For this purpose, it is already known for each RAKE finger to have an associated circuit arrangement which samples the received signal with a high degree of oversampling (for example at 8 times the chip rate), with a different phase angle. An optimum sample value with an optimum phase angle is then selected separately in a sampling phase selection element for each RAKE finger on the basis of the maximum chip energy, and is then used for the rest of the signal processing.
Furthermore, German Laid-Open Specification DE 100 05 441 A 1 discloses a method in which a digital interpolator is used to select the optimum phase. Based on a data signal that is oversampled at twice the chip rate, this interpolator produces suitable intermediate values for intermediate sampling phases, which are then processed further in the RAKE finger at the chip clock rate.

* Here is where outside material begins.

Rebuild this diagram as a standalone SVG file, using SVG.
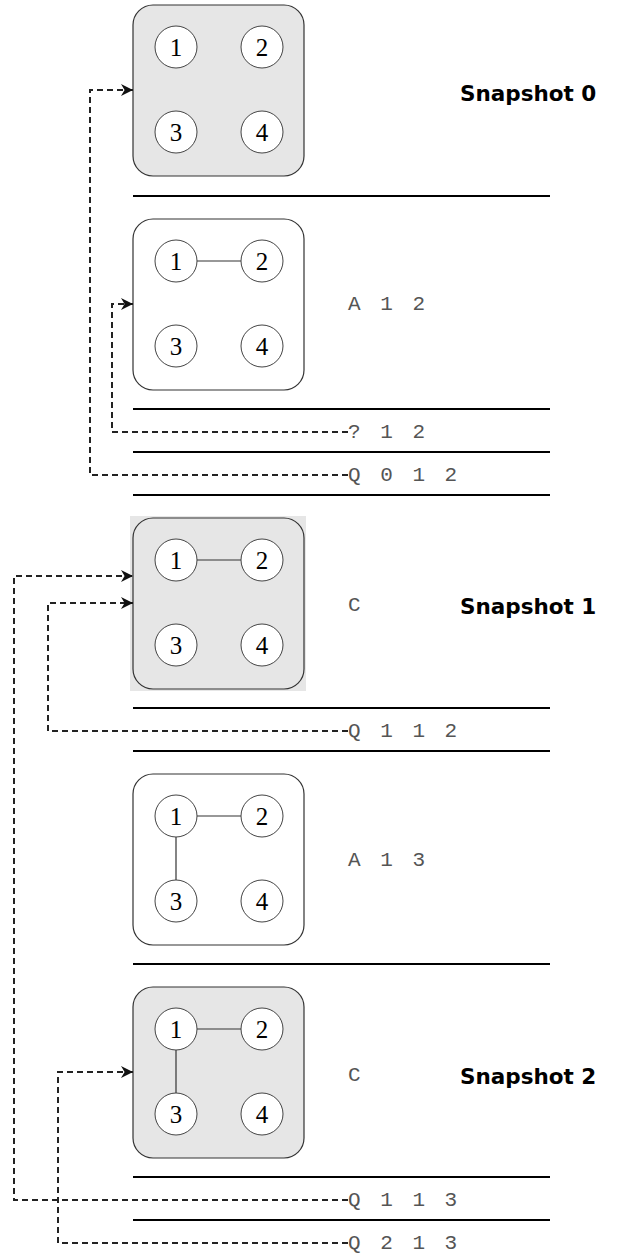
<svg xmlns="http://www.w3.org/2000/svg" width="630" height="1256" viewBox="0 0 630 1256">
<style>
.box{stroke:#333;stroke-width:1.2}
.g{fill:#e6e6e6}
.w{fill:#fff}
.c{fill:#fff;stroke:#444;stroke-width:1}
.n{font-family:"Liberation Serif","DejaVu Serif",serif;font-size:25px;fill:#000;text-anchor:middle;dominant-baseline:central}
.e{stroke:#333;stroke-width:1.2}
.sep{stroke:#000;stroke-width:2}
.m{font-family:"Liberation Mono","Courier New",monospace;font-size:21px;fill:#555;word-spacing:7px;dominant-baseline:central}
.s{font-family:"DejaVu Sans",Verdana,sans-serif;font-weight:bold;font-size:21.5px;fill:#000;dominant-baseline:central}
.d{fill:none;stroke:#222;stroke-width:2;stroke-dasharray:6 4}
</style>
<defs>
<marker id="ah" viewBox="0 0 10 10" refX="10" refY="5" markerWidth="6" markerHeight="6" orient="auto" markerUnits="strokeWidth">
<path d="M0,0 L10,5 L0,10 L3,5 Z" fill="#111"/>
</marker>
<g id="quad">
<circle class="c" cx="43" cy="42" r="21"/>
<circle class="c" cx="129" cy="42" r="21"/>
<circle class="c" cx="43" cy="127" r="21"/>
<circle class="c" cx="129" cy="127" r="21"/>
<text class="n" x="43" y="42">1</text>
<text class="n" x="129" y="42">2</text>
<text class="n" x="43" y="127">3</text>
<text class="n" x="129" y="127">4</text>
</g>
</defs>

<g id="separators">
<line class="sep" x1="133" y1="196" x2="550" y2="196"/>
<line class="sep" x1="133" y1="409" x2="550" y2="409"/>
<line class="sep" x1="133" y1="452" x2="550" y2="452"/>
<line class="sep" x1="133" y1="495" x2="550" y2="495"/>
<line class="sep" x1="133" y1="708" x2="550" y2="708"/>
<line class="sep" x1="133" y1="751" x2="550" y2="751"/>
<line class="sep" x1="133" y1="964" x2="550" y2="964"/>
<line class="sep" x1="133" y1="1177" x2="550" y2="1177"/>
<line class="sep" x1="133" y1="1220" x2="550" y2="1220"/>
</g>

<g id="state0" transform="translate(133,5)">
<rect class="box g" x="0" y="0" width="171" height="171" rx="20"/>
<use href="#quad"/>
</g>
<g id="state1" transform="translate(133,219)">
<rect class="box w" x="0" y="0" width="171" height="171" rx="20"/>
<line class="e" x1="64" y1="42" x2="108" y2="42"/>
<use href="#quad"/>
</g>
<g id="state2" transform="translate(133,518)">
<rect x="-3" y="-2" width="176" height="175" fill="#e6e6e6"/>
<rect class="box g" x="0" y="0" width="171" height="171" rx="20"/>
<line class="e" x1="64" y1="42" x2="108" y2="42"/>
<use href="#quad"/>
</g>
<g id="state3" transform="translate(133,774)">
<rect class="box w" x="0" y="0" width="171" height="171" rx="20"/>
<line class="e" x1="64" y1="42" x2="108" y2="42"/>
<line class="e" x1="43" y1="63" x2="43" y2="106"/>
<use href="#quad"/>
</g>
<g id="state4" transform="translate(133,987)">
<rect class="box g" x="0" y="0" width="171" height="171" rx="20"/>
<line class="e" x1="64" y1="42" x2="108" y2="42"/>
<line class="e" x1="43" y1="63" x2="43" y2="106"/>
<use href="#quad"/>
</g>

<g id="ops">
<text class="m" x="348" y="304">A 1 2</text>
<text class="m" x="348" y="432">? 1 2</text>
<text class="m" x="348" y="475">Q 0 1 2</text>
<text class="m" x="348" y="605">C</text>
<text class="m" x="348" y="731">Q 1 1 2</text>
<text class="m" x="348" y="860">A 1 3</text>
<text class="m" x="348" y="1075">C</text>
<text class="m" x="348" y="1200">Q 1 1 3</text>
<text class="m" x="348" y="1243">Q 2 1 3</text>
</g>

<g id="labels">
<text class="s" x="460" y="93">Snapshot 0</text>
<text class="s" x="460" y="606">Snapshot 1</text>
<text class="s" x="460" y="1076">Snapshot 2</text>
</g>

<g id="connectors">
<path class="d" d="M348,432 H112 V304 H133" marker-end="url(#ah)"/>
<path class="d" d="M348,475 H90 V90 H133" marker-end="url(#ah)"/>
<path class="d" d="M348,731 H48 V603 H133" marker-end="url(#ah)"/>
<path class="d" d="M348,1200 H14 V576 H133" marker-end="url(#ah)"/>
<path class="d" d="M348,1243 H58 V1072 H133" marker-end="url(#ah)"/>
</g>
</svg>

The two implementation forms have the common feature that suitable phase angles of an oversampled data signal are selected in a sampling phase selection element for further processing.
The optimum sampling time of the received signal differs for each finger of the RAKE receiver, and is determined from the received symbols, in particular with the aid of the pilot symbols. The task of finding the optimum sampling time is carried out by a time error measurement device, which generally has a non-linear transmission characteristic between its sampling time error signal on the output side, from which the drive signal for the sampling phase selection element is generated, and the time error in the input side in the respective path of the RAKE finger. The actual time error in the respective path can be deduced from the output signal from the time error measurement device by reverse mapping.
The setting of the optimum sampling time by means of sampling phase selection is carried out with a restricted time resolution. For example, if interpolators according to the prior art are used as sampling phase selection elements, only up to three different intermediate values may be set. The interpolators can thus be implemented as digital filters with a small number of fixed filter coefficients. Owing to the fact that the time resolution of the sampling phase selection element is restricted, the sampling control signal that controls the sampling phase selection element is in discrete form. This necessitates an association between individual values of the discrete sampling control signal and individual quantization intervals of the sampling time error signal, whose values are continuous. This means that quantization intervals must be determined for the sampling time error signal in accordance with the requirements for the sampling phase selection element in the transmission characteristic of the time error measurement device, which indicates the relationship between the time error on the x axis and the sampling time error signal on the y axis. The transmission characteristic is referred to as an S curve, owing to its shape.
The shape of the S curve is governed on the one hand by the specific implementation of the time error measurement device, but on the other hand also by characteristics of the transmission path between the antenna and the input of the time error measurement device, in particular characteristics of the radio-frequency section and of the reception filter chain in the receiver. Furthermore, the characteristics of the transmission path between the antenna and the sampling phase selection element, in particular in the reception filter chain, but also between the time error measurement device and the sampling phase selection element, or characteristics of the implementation of the time error detector or of the sampling phase selection element, can result in shifts with respect to the origin of the S curve.
Until now, the quantization intervals for the S curve have typically been determined by means of a simulation model of the receiver, and are implemented permanently in the receiver. This has the disadvantage that quantization quality that results from this, and the resolution that is associated with this depend on the accuracy of the modelling of the reception path. Furthermore, component-dependent variations are possible inter alia with regard to the delay in the reception path, in the time error measurement device or in the sampling phase selection element, and these are not taken into account by the simulation model. In addition, temperature influences and ageing influences in the receiver cannot be covered by the simulation model, either. This means that the optimum sampling time is not always correctly set by the sampling phase selection element.